[RECORDED INFORMATION start]
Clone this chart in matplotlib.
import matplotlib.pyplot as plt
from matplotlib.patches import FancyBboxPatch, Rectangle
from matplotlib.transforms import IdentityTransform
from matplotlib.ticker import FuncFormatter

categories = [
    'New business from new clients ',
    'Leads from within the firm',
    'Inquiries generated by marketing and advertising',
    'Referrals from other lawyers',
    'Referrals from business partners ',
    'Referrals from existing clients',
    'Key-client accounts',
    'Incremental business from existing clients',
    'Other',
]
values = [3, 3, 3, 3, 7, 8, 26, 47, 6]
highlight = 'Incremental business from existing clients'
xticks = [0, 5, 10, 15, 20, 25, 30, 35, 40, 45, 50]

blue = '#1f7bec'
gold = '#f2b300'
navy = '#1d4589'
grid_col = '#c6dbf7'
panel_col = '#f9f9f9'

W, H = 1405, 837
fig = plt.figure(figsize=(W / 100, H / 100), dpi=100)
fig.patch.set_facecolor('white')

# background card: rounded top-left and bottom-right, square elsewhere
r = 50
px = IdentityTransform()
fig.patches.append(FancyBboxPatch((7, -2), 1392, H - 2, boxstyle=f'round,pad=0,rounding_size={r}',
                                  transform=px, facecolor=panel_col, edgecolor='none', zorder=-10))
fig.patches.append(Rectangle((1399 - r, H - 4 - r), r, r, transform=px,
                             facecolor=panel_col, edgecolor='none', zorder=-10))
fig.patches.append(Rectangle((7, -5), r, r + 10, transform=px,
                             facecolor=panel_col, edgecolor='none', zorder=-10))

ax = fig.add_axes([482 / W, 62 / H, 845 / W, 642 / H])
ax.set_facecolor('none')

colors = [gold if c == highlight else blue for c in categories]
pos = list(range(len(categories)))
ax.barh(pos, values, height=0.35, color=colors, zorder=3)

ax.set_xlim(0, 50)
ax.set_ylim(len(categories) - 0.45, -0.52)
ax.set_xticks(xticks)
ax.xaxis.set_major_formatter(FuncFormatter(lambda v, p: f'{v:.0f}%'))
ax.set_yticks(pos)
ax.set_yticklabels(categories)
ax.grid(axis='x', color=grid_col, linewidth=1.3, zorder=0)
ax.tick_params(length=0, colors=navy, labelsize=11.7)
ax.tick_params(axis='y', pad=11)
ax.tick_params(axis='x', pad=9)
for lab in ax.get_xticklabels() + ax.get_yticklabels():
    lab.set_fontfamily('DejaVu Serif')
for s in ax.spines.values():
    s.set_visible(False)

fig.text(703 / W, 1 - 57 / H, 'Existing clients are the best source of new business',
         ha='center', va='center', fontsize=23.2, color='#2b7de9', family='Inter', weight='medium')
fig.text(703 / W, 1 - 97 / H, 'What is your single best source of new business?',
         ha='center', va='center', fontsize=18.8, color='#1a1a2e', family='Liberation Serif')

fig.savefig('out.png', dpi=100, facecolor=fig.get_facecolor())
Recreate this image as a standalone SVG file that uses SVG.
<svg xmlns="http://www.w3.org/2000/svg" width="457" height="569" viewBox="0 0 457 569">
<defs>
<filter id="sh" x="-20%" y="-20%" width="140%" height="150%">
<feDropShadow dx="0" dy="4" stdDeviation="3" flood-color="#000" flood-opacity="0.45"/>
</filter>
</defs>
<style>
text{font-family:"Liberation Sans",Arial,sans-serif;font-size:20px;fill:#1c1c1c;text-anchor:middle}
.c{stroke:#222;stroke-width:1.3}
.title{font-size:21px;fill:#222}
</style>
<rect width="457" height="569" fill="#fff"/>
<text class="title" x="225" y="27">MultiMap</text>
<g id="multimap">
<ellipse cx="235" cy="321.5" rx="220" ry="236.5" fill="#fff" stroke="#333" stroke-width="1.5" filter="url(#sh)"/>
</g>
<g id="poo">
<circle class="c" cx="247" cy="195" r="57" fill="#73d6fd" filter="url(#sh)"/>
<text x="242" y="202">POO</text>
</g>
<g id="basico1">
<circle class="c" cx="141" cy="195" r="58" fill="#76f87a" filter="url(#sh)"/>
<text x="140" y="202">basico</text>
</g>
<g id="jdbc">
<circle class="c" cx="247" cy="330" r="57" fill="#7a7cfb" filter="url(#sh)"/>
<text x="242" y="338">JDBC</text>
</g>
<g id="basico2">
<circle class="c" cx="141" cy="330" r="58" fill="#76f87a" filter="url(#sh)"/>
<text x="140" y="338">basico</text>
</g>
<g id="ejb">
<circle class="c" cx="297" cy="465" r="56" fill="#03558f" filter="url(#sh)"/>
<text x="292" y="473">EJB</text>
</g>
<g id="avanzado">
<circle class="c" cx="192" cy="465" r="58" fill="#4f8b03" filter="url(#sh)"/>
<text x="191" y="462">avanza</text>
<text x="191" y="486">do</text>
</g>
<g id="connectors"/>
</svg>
[RECORDED INFORMATION end]
- **WORK TO DO**:
Word for word, write out all of the data above.

- **RESPONSE**:
Clone this chart in matplotlib.
import matplotlib.pyplot as plt
from matplotlib.patches import FancyBboxPatch, Rectangle
from matplotlib.transforms import IdentityTransform
from matplotlib.ticker import FuncFormatter

categories = [
    'New business from new clients ',
    'Leads from within the firm',
    'Inquiries generated by marketing and advertising',
    'Referrals from other lawyers',
    'Referrals from business partners ',
    'Referrals from existing clients',
    'Key-client accounts',
    'Incremental business from existing clients',
    'Other',
]
values = [3, 3, 3, 3, 7, 8, 26, 47, 6]
highlight = 'Incremental business from existing clients'
xticks = [0, 5, 10, 15, 20, 25, 30, 35, 40, 45, 50]

blue = '#1f7bec'
gold = '#f2b300'
navy = '#1d4589'
grid_col = '#c6dbf7'
panel_col = '#f9f9f9'

W, H = 1405, 837
fig = plt.figure(figsize=(W / 100, H / 100), dpi=100)
fig.patch.set_facecolor('white')

# background card: rounded top-left and bottom-right, square elsewhere
r = 50
px = IdentityTransform()
fig.patches.append(FancyBboxPatch((7, -2), 1392, H - 2, boxstyle=f'round,pad=0,rounding_size={r}',
                                  transform=px, facecolor=panel_col, edgecolor='none', zorder=-10))
fig.patches.append(Rectangle((1399 - r, H - 4 - r), r, r, transform=px,
                             facecolor=panel_col, edgecolor='none', zorder=-10))
fig.patches.append(Rectangle((7, -5), r, r + 10, transform=px,
                             facecolor=panel_col, edgecolor='none', zorder=-10))

ax = fig.add_axes([482 / W, 62 / H, 845 / W, 642 / H])
ax.set_facecolor('none')

colors = [gold if c == highlight else blue for c in categories]
pos = list(range(len(categories)))
ax.barh(pos, values, height=0.35, color=colors, zorder=3)

ax.set_xlim(0, 50)
ax.set_ylim(len(categories) - 0.45, -0.52)
ax.set_xticks(xticks)
ax.xaxis.set_major_formatter(FuncFormatter(lambda v, p: f'{v:.0f}%'))
ax.set_yticks(pos)
ax.set_yticklabels(categories)
ax.grid(axis='x', color=grid_col, linewidth=1.3, zorder=0)
ax.tick_params(length=0, colors=navy, labelsize=11.7)
ax.tick_params(axis='y', pad=11)
ax.tick_params(axis='x', pad=9)
for lab in ax.get_xticklabels() + ax.get_yticklabels():
    lab.set_fontfamily('DejaVu Serif')
for s in ax.spines.values():
    s.set_visible(False)

fig.text(703 / W, 1 - 57 / H, 'Existing clients are the best source of new business',
         ha='center', va='center', fontsize=23.2, color='#2b7de9', family='Inter', weight='medium')
fig.text(703 / W, 1 - 97 / H, 'What is your single best source of new business?',
         ha='center', va='center', fontsize=18.8, color='#1a1a2e', family='Liberation Serif')

fig.savefig('out.png', dpi=100, facecolor=fig.get_facecolor())
Recreate this image as a standalone SVG file that uses SVG.
<svg xmlns="http://www.w3.org/2000/svg" width="457" height="569" viewBox="0 0 457 569">
<defs>
<filter id="sh" x="-20%" y="-20%" width="140%" height="150%">
<feDropShadow dx="0" dy="4" stdDeviation="3" flood-color="#000" flood-opacity="0.45"/>
</filter>
</defs>
<style>
text{font-family:"Liberation Sans",Arial,sans-serif;font-size:20px;fill:#1c1c1c;text-anchor:middle}
.c{stroke:#222;stroke-width:1.3}
.title{font-size:21px;fill:#222}
</style>
<rect width="457" height="569" fill="#fff"/>
<text class="title" x="225" y="27">MultiMap</text>
<g id="multimap">
<ellipse cx="235" cy="321.5" rx="220" ry="236.5" fill="#fff" stroke="#333" stroke-width="1.5" filter="url(#sh)"/>
</g>
<g id="poo">
<circle class="c" cx="247" cy="195" r="57" fill="#73d6fd" filter="url(#sh)"/>
<text x="242" y="202">POO</text>
</g>
<g id="basico1">
<circle class="c" cx="141" cy="195" r="58" fill="#76f87a" filter="url(#sh)"/>
<text x="140" y="202">basico</text>
</g>
<g id="jdbc">
<circle class="c" cx="247" cy="330" r="57" fill="#7a7cfb" filter="url(#sh)"/>
<text x="242" y="338">JDBC</text>
</g>
<g id="basico2">
<circle class="c" cx="141" cy="330" r="58" fill="#76f87a" filter="url(#sh)"/>
<text x="140" y="338">basico</text>
</g>
<g id="ejb">
<circle class="c" cx="297" cy="465" r="56" fill="#03558f" filter="url(#sh)"/>
<text x="292" y="473">EJB</text>
</g>
<g id="avanzado">
<circle class="c" cx="192" cy="465" r="58" fill="#4f8b03" filter="url(#sh)"/>
<text x="191" y="462">avanza</text>
<text x="191" y="486">do</text>
</g>
<g id="connectors"/>
</svg>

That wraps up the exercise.